Providing New Mexico landowners with elk-hunting authorizations incentivizes them to conserve vital elk habitat and “keep the farm” versus subdividing their land — avoiding habitat fragmentation2.

Cow elk at sunrise on an EPLUS participating ranch, GMU 4, New Mexico

Through EPLUS, the New Mexico Department of Game and Fish (NMDGF) distributes a portion of the State’s elk hunting prospects to qualifying private landowners in Primary (PMZ) and Special (SPZ) Management zones based on a habitat scoring system.

Any area of the State not in the Primary Management Zone or Special Management Zone is in the Secondary Management Zone3.  The NMDGF does not allocate or assign private land elk authorizations or licenses to ranches in the Secondary Management Zone, instead, licensed hunters can purchase a private land elk hunting license “over-the-counter” (OTC) with an appropriate ranch code and written permission from the landowner to hunt on that ranch4.

Thirteen western states utilize systems that allocate landowner permits based on herd management goals and habitat protection.

New Mexico suffers from extreme poverty, especially in its rural communities.

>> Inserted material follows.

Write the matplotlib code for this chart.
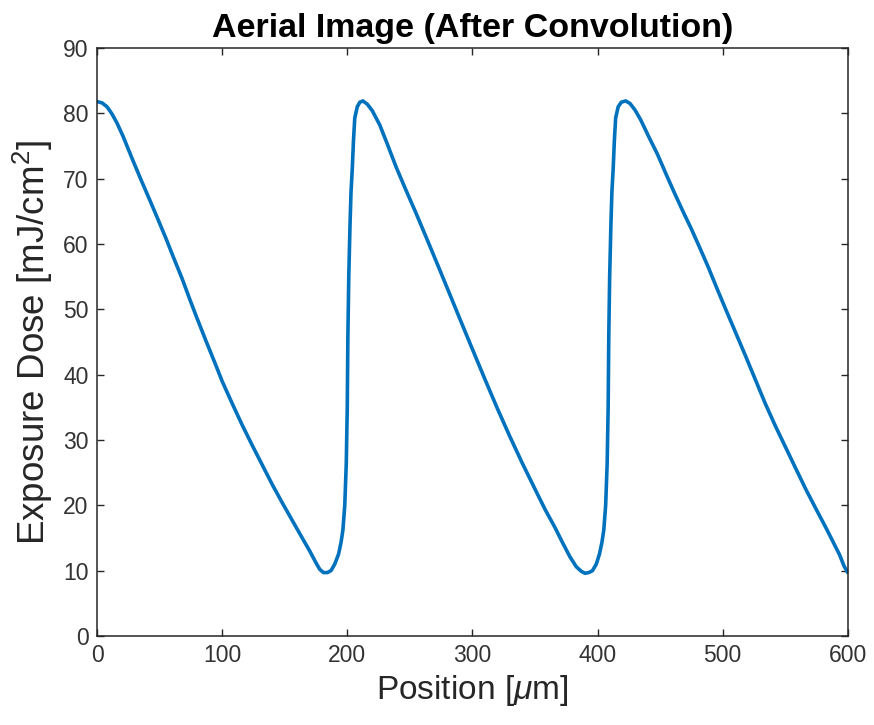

Rural communities in New Mexico are often “land-rich and cash-poor.” EPLUS helps rural New Mexicans financially support their traditional farms and ranches. Without their EPLUS-derived income and food security, landowners risk selling off or subdividing their lands. Maintaining elk habitat and migration corridors on private lands is vital to the health of elk in New Mexico.

EPLUS allows a proven system to attract hunters to areas of high-poverty. Hunters provide significant economic inflows to these rural communities.

EPLUS works for rural landowners and the surrounding communities. EPLUS enables substantial New Mexico Gross Receipts tax revenue and lodgers tax revenue in the poorest areas of New Mexico. EPLUS also provides valuable jobs to local guides and outfitters in our rural communities.

Footnotes and References

  1. N.M. Code R. § 19.30.5.6, 19.30.5.6 NMAC – Rp, 19.30.5.6 NMAC, 10-17-2005, Adopted by New Mexico Register, Volume XXIX, Issue 24, December 27, 2018, eff. 4/1/2019
  2. New Mexico State Action Plan, For Implementation of Department of the Interior Secretarial Order 3362: “Improving Habitat Quality in Western Big-Game Winter Range and Migration Corridors,” available at https://www.nfwf.org/sites/default/files/2020-09/NewMexico2020SAP.pdf
  3. NMAC 19.30.5.7.AASecondary management zone” shall mean areas of the state that are not part of the primary or special management zone.”